Problem to work on> Retype, please, the listing from its opening line through the line that contains "3.5, 4, 4.5, 5]", both included, without the pictures.

--- Data ---

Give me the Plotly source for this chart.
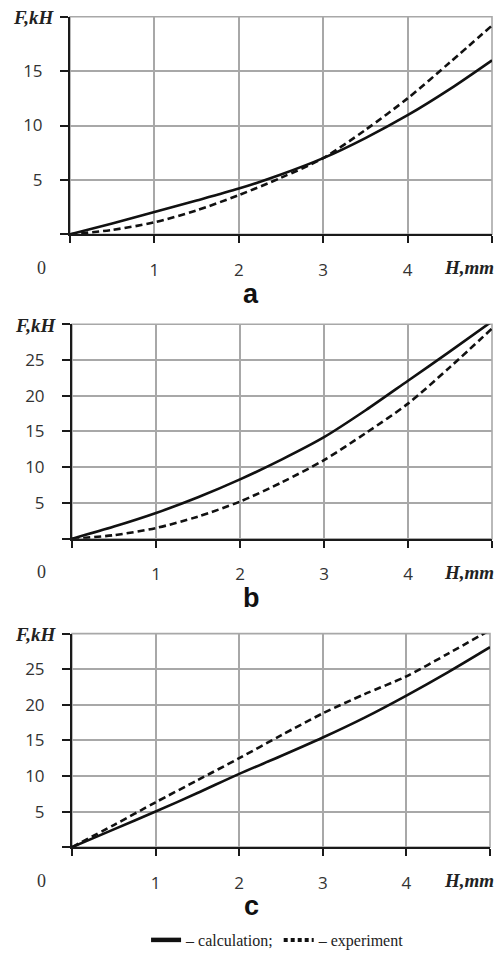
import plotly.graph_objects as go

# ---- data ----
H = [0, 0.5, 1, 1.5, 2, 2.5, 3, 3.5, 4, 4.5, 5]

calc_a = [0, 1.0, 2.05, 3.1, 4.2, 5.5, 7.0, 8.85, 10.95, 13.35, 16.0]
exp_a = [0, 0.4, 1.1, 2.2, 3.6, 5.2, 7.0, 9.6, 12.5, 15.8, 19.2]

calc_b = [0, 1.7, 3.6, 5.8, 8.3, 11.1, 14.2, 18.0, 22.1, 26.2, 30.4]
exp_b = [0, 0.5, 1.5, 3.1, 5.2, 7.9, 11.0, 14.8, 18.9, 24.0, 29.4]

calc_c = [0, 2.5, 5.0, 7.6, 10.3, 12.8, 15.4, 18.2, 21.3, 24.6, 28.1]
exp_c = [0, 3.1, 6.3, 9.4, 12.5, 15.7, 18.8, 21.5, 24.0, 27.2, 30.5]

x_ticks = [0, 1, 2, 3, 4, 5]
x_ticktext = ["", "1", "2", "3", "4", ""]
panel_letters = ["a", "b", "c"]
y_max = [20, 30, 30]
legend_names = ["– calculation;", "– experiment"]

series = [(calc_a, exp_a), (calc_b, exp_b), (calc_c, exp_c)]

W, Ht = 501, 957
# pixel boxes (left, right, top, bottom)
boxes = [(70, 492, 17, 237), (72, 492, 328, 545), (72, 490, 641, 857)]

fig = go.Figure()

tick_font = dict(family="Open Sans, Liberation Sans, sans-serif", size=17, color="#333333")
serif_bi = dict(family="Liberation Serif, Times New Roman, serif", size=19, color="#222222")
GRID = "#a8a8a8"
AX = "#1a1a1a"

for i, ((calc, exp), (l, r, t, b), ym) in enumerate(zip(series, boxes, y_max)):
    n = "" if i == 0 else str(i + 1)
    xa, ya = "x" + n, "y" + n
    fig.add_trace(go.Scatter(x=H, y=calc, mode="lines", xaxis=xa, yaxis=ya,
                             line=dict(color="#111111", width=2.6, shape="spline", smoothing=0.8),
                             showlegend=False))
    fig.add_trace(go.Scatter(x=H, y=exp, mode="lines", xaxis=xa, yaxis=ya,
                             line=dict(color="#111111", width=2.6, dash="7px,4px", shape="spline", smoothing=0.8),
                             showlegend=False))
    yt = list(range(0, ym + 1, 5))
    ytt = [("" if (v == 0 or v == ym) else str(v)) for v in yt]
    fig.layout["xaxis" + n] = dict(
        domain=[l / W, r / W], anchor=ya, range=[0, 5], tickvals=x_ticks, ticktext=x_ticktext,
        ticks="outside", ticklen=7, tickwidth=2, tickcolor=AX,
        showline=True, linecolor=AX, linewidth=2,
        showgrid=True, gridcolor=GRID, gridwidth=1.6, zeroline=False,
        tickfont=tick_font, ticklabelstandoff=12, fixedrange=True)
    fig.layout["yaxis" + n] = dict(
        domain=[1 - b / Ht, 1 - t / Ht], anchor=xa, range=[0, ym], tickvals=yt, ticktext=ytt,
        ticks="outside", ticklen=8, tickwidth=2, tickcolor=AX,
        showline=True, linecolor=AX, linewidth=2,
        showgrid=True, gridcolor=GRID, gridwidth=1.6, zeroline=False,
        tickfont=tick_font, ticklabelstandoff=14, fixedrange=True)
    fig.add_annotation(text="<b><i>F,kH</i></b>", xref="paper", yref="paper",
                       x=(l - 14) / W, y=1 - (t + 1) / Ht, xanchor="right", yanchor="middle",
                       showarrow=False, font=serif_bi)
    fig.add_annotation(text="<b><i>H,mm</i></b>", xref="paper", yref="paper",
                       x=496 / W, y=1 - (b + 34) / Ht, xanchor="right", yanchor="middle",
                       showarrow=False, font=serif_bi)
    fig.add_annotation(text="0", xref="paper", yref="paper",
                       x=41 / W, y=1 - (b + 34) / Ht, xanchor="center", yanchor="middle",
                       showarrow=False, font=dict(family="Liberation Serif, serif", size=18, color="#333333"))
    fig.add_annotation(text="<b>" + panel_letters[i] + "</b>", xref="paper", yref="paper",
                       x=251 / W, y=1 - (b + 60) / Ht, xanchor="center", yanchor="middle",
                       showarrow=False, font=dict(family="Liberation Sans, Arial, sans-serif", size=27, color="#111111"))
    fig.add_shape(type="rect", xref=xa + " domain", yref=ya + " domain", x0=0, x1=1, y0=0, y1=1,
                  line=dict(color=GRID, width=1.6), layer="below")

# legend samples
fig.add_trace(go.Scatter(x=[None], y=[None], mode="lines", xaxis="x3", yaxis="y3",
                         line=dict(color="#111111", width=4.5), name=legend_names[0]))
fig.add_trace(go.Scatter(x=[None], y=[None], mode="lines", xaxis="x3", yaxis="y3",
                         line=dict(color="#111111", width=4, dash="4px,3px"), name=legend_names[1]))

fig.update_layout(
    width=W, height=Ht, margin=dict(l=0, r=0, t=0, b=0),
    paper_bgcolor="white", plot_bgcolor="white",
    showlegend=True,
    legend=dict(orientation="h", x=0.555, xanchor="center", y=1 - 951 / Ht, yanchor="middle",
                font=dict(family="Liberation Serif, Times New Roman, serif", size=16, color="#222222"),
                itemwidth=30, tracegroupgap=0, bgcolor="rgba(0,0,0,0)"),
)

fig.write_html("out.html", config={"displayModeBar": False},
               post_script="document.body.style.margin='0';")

---

Reply>
Give me the Plotly source for this chart.
import plotly.graph_objects as go

# ---- data ----
H = [0, 0.5, 1, 1.5, 2, 2.5, 3, 3.5, 4, 4.5, 5]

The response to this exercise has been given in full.